● Material provided
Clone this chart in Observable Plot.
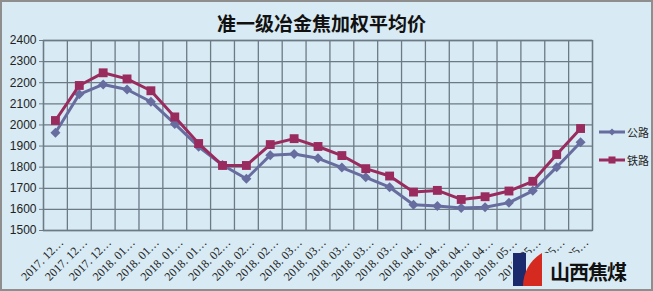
<!DOCTYPE html>
<html>
<head>
<meta charset="utf-8">
<script src="https://cdn.jsdelivr.net/npm/d3@7"></script>
<script src="https://cdn.jsdelivr.net/npm/@observablehq/plot@0.6"></script>
<style>
  body { margin: 0; }
  #wrap { position: relative; width: 653px; height: 291px; background: #d8eaf3; overflow: hidden; }
  #chart svg { position: absolute; left: 0; top: 0; background: transparent; }
  #title { position: absolute; left: 0; top: 9px; width: 643px; text-align: center; font: bold 19px "Noto Sans CJK SC", sans-serif; color: #111; }
  #border { position: absolute; left: 0; top: 0; width: 653px; height: 291px; box-sizing: border-box; border: 2px solid #8e8e8e; pointer-events: none; }
  .leg { position: absolute; font: 11px "Noto Sans CJK SC", sans-serif; color: #222; display: flex; align-items: center; white-space: nowrap; }
  .leg svg { flex-shrink: 0; }
  #logo { position: absolute; left: 512px; top: 253px; width: 118px; height: 34px; background: #d8eaf3; }
  #logo span { position: absolute; left: 38px; top: 5px; font: bold 20px "Noto Sans CJK SC", sans-serif; color: #111; letter-spacing: -1px; line-height: 28px; }
</style>
</head>
<body>
<div id="wrap">
  <div id="chart"></div>
  <div id="title">准一级冶金焦加权平均价</div>
  <div class="leg" style="left:599px; top:124px;"><svg width="26" height="16"><line x1="0" x2="26" y1="8" y2="8" stroke="#676d9f" stroke-width="3"/><path d="M13,4.5L16.5,8L13,11.5L9.5,8Z" fill="#676d9f"/></svg><span style="margin-left:2px">公路</span></div>
  <div class="leg" style="left:599px; top:152px;"><svg width="26" height="16"><line x1="0" x2="26" y1="8" y2="8" stroke="#9a2b5f" stroke-width="3"/><rect x="9.5" y="4.5" width="7" height="7" fill="#9a2b5f"/></svg><span style="margin-left:2px">铁路</span></div>
  <div id="logo">
    <svg width="36" height="34" style="position:absolute;left:0;top:0">
      <rect x="1" y="0" width="13" height="33" fill="#1a2a6c"/>
      <path d="M30,0 L30,33 L11,33 C11,20 18,7 30,0 Z" fill="#d42a20"/>
    </svg>
    <span>山西焦煤</span>
  </div>
  <div id="border"></div>
</div>
<script>
const categories = [
  "2017. 12…","2017. 12…","2017. 12…",
  "2018. 01…","2018. 01…","2018. 01…","2018. 01…",
  "2018. 02…","2018. 02…","2018. 02…",
  "2018. 03…","2018. 03…","2018. 03…","2018. 03…","2018. 03…",
  "2018. 04…","2018. 04…","2018. 04…","2018. 04…",
  "2018. 05…","2018. 05…","2018. 05…","2018. 05…"
];
const highway = [1963,2145,2192,2168,2110,2005,1897,1810,1745,1857,1862,1842,1798,1752,1705,1622,1616,1607,1610,1632,1688,1800,1918];
const railway = [2021,2187,2247,2218,2162,2038,1912,1808,1808,1907,1935,1898,1855,1793,1758,1682,1690,1647,1660,1687,1733,1860,1983];
const yTicks = d3.range(1500, 2401, 100);

const data = categories.map((c, i) => ({pos: i + 0.5, label: c, highway: highway[i], railway: railway[i]}));
const gridC = "#6c7a86";

const chart = Plot.plot({
  width: 653, height: 291,
  marginLeft: 43, marginTop: 40, marginRight: 61, marginBottom: 61,
  style: {background: "transparent", overflow: "visible"},
  x: {type: "linear", domain: [0, categories.length]},
  y: {domain: [1500, 2400]},
  marks: [
    Plot.gridY(yTicks, {stroke: gridC, strokeOpacity: 1, strokeWidth: 1.3}),
    Plot.gridX(d3.range(0, categories.length + 1), {stroke: gridC, strokeOpacity: 1, strokeWidth: 1.3}),
    Plot.frame({stroke: gridC, strokeWidth: 1.3}),
    Plot.axisY({ticks: yTicks, tickSize: 4, stroke: gridC, tickFormat: d3.format("d"), fontSize: 12, fontFamily: "Liberation Sans, sans-serif", fill: "#222", tickPadding: 3}),
    Plot.axisX({ticks: data.map(d => d.pos), tickSize: 0, tickRotate: -45, tickFormat: v => categories[Math.floor(v)], fontSize: 12, fontFamily: "Liberation Serif, serif", fill: "#222", tickPadding: 6, dx: 6, dy: 4, label: null}),
    Plot.lineY(data, {x: "pos", y: "highway", stroke: "#676d9f", strokeWidth: 3}),
    Plot.dot(data, {x: "pos", y: "highway", symbol: "diamond2", r: 4.5, fill: "#676d9f"}),
    Plot.lineY(data, {x: "pos", y: "railway", stroke: "#9a2b5f", strokeWidth: 3}),
    Plot.dot(data, {x: "pos", y: "railway", symbol: "square", r: 5, fill: "#9a2b5f"})
  ]
});
document.getElementById("chart").appendChild(chart);
</script>
</body>
</html>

● Stated exercise
Repeat the listing verbatim. Skip the pictures.

● Worked solution
Clone this chart in Observable Plot.
<!DOCTYPE html>
<html>
<head>
<meta charset="utf-8">
<script src="https://cdn.jsdelivr.net/npm/d3@7"></script>
<script src="https://cdn.jsdelivr.net/npm/@observablehq/plot@0.6"></script>
<style>
  body { margin: 0; }
  #wrap { position: relative; width: 653px; height: 291px; background: #d8eaf3; overflow: hidden; }
  #chart svg { position: absolute; left: 0; top: 0; background: transparent; }
  #title { position: absolute; left: 0; top: 9px; width: 643px; text-align: center; font: bold 19px "Noto Sans CJK SC", sans-serif; color: #111; }
  #border { position: absolute; left: 0; top: 0; width: 653px; height: 291px; box-sizing: border-box; border: 2px solid #8e8e8e; pointer-events: none; }
  .leg { position: absolute; font: 11px "Noto Sans CJK SC", sans-serif; color: #222; display: flex; align-items: center; white-space: nowrap; }
  .leg svg { flex-shrink: 0; }
  #logo { position: absolute; left: 512px; top: 253px; width: 118px; height: 34px; background: #d8eaf3; }
  #logo span { position: absolute; left: 38px; top: 5px; font: bold 20px "Noto Sans CJK SC", sans-serif; color: #111; letter-spacing: -1px; line-height: 28px; }
</style>
</head>
<body>
<div id="wrap">
  <div id="chart"></div>
  <div id="title">准一级冶金焦加权平均价</div>
  <div class="leg" style="left:599px; top:124px;"><svg width="26" height="16"><line x1="0" x2="26" y1="8" y2="8" stroke="#676d9f" stroke-width="3"/><path d="M13,4.5L16.5,8L13,11.5L9.5,8Z" fill="#676d9f"/></svg><span style="margin-left:2px">公路</span></div>
  <div class="leg" style="left:599px; top:152px;"><svg width="26" height="16"><line x1="0" x2="26" y1="8" y2="8" stroke="#9a2b5f" stroke-width="3"/><rect x="9.5" y="4.5" width="7" height="7" fill="#9a2b5f"/></svg><span style="margin-left:2px">铁路</span></div>
  <div id="logo">
    <svg width="36" height="34" style="position:absolute;left:0;top:0">
      <rect x="1" y="0" width="13" height="33" fill="#1a2a6c"/>
      <path d="M30,0 L30,33 L11,33 C11,20 18,7 30,0 Z" fill="#d42a20"/>
    </svg>
    <span>山西焦煤</span>
  </div>
  <div id="border"></div>
</div>
<script>
const categories = [
  "2017. 12…","2017. 12…","2017. 12…",
  "2018. 01…","2018. 01…","2018. 01…","2018. 01…",
  "2018. 02…","2018. 02…","2018. 02…",
  "2018. 03…","2018. 03…","2018. 03…","2018. 03…","2018. 03…",
  "2018. 04…","2018. 04…","2018. 04…","2018. 04…",
  "2018. 05…","2018. 05…","2018. 05…","2018. 05…"
];
const highway = [1963,2145,2192,2168,2110,2005,1897,1810,1745,1857,1862,1842,1798,1752,1705,1622,1616,1607,1610,1632,1688,1800,1918];
const railway = [2021,2187,2247,2218,2162,2038,1912,1808,1808,1907,1935,1898,1855,1793,1758,1682,1690,1647,1660,1687,1733,1860,1983];
const yTicks = d3.range(1500, 2401, 100);

const data = categories.map((c, i) => ({pos: i + 0.5, label: c, highway: highway[i], railway: railway[i]}));
const gridC = "#6c7a86";

const chart = Plot.plot({
  width: 653, height: 291,
  marginLeft: 43, marginTop: 40, marginRight: 61, marginBottom: 61,
  style: {background: "transparent", overflow: "visible"},
  x: {type: "linear", domain: [0, categories.length]},
  y: {domain: [1500, 2400]},
  marks: [
    Plot.gridY(yTicks, {stroke: gridC, strokeOpacity: 1, strokeWidth: 1.3}),
    Plot.gridX(d3.range(0, categories.length + 1), {stroke: gridC, strokeOpacity: 1, strokeWidth: 1.3}),
    Plot.frame({stroke: gridC, strokeWidth: 1.3}),
    Plot.axisY({ticks: yTicks, tickSize: 4, stroke: gridC, tickFormat: d3.format("d"), fontSize: 12, fontFamily: "Liberation Sans, sans-serif", fill: "#222", tickPadding: 3}),
    Plot.axisX({ticks: data.map(d => d.pos), tickSize: 0, tickRotate: -45, tickFormat: v => categories[Math.floor(v)], fontSize: 12, fontFamily: "Liberation Serif, serif", fill: "#222", tickPadding: 6, dx: 6, dy: 4, label: null}),
    Plot.lineY(data, {x: "pos", y: "highway", stroke: "#676d9f", strokeWidth: 3}),
    Plot.dot(data, {x: "pos", y: "highway", symbol: "diamond2", r: 4.5, fill: "#676d9f"}),
    Plot.lineY(data, {x: "pos", y: "railway", stroke: "#9a2b5f", strokeWidth: 3}),
    Plot.dot(data, {x: "pos", y: "railway", symbol: "square", r: 5, fill: "#9a2b5f"})
  ]
});
document.getElementById("chart").appendChild(chart);
</script>
</body>
</html>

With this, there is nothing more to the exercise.